For each volumetric flow rate, you should have a measurement of the downstream fluid depth. The upstream depth is the same for all cases. Complete the following calculations for each measurement and propagate uncertainties along the way. First, determine the inlet flow velocity. Divide the volumetric flow rate by the channel width and upstream depth. Next, evaluate the upstream Froude number using the definition given before, and substituting in the acceleration due to gravity, as well as the upstream height and velocity. Now, use the Froude number and the non-trivial solution for the jump height to calculate the theoretical downstream depth. Compare the theoretical prediction with the measured downstream depth. At supercritical flow rates, the predictions match the measured depths within experimental uncertainty. Look at your results for the threshold flow rate.

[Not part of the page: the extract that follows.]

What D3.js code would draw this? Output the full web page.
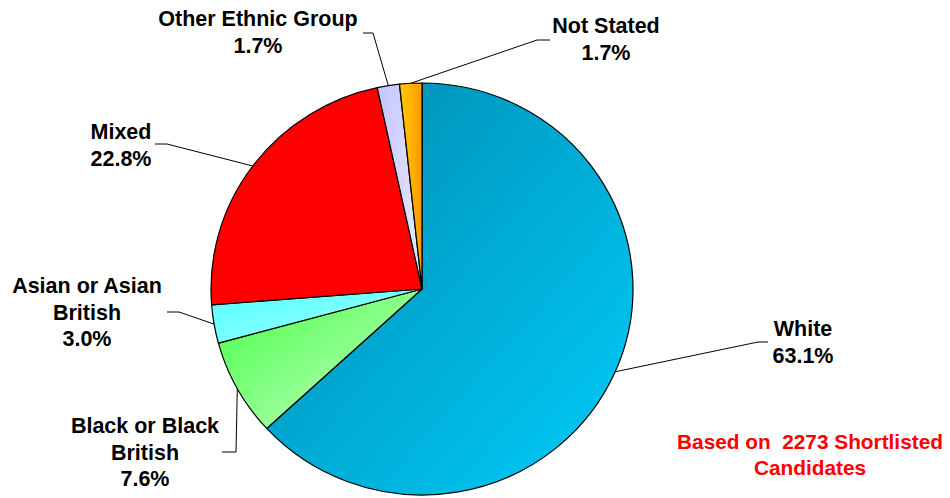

Within experimental uncertainty, the Froude number is one, as we anticipated from the theoretical analysis. The rate of mechanical energy loss through the hydraulic jump can also be calculated from these data. First, calculate the mechanical energy of the fluid flowing into the jump, which is the sum of kinetic and potential energy flow rates at the inlet. Now, determine the output energy rate in the same way, but with values at the outlet. The rate of mechanical energy dissipation to heat is the difference between the input and output rates. In this experiment, the energy loss rate can reach about 40% of the inlet energy, or higher. These results highlight the effectiveness of momentum analyses and scale model experiments for understanding and predicting the behavior of hydraulic systems. Now let’s look at some other ways hydraulic jumps are utilized.

Hydraulic jumps are an important natural phenomenon with many engineering applications. Hydraulic jumps are often engineered into hydraulic systems to dissipate fluid mechanical energy into heat. This reduces the potential for damage by high velocity liquid jetting from spillways. At high channel flow velocities, sediment can be lifted up from streambeds and fluidized. By reducing flow velocities, hydraulic jumps also reduce the potential for erosion and scouring around pilings. In water treatment plants, hydraulic jumps are sometimes used to induce mixing and aerate flow. The mixing performance and gas entrainment from hydraulic jumps can be observed qualitatively in this experiment.

You’ve just watched JoVE’s introduction to hydraulic jumps. You should now understand how to use a control volume approach to predict the flow behavior, and how to measure this behavior using an open channel flow facility. You’ve also seen some practical uses for engineering hydraulic jumps in real applications. Thanks for watching.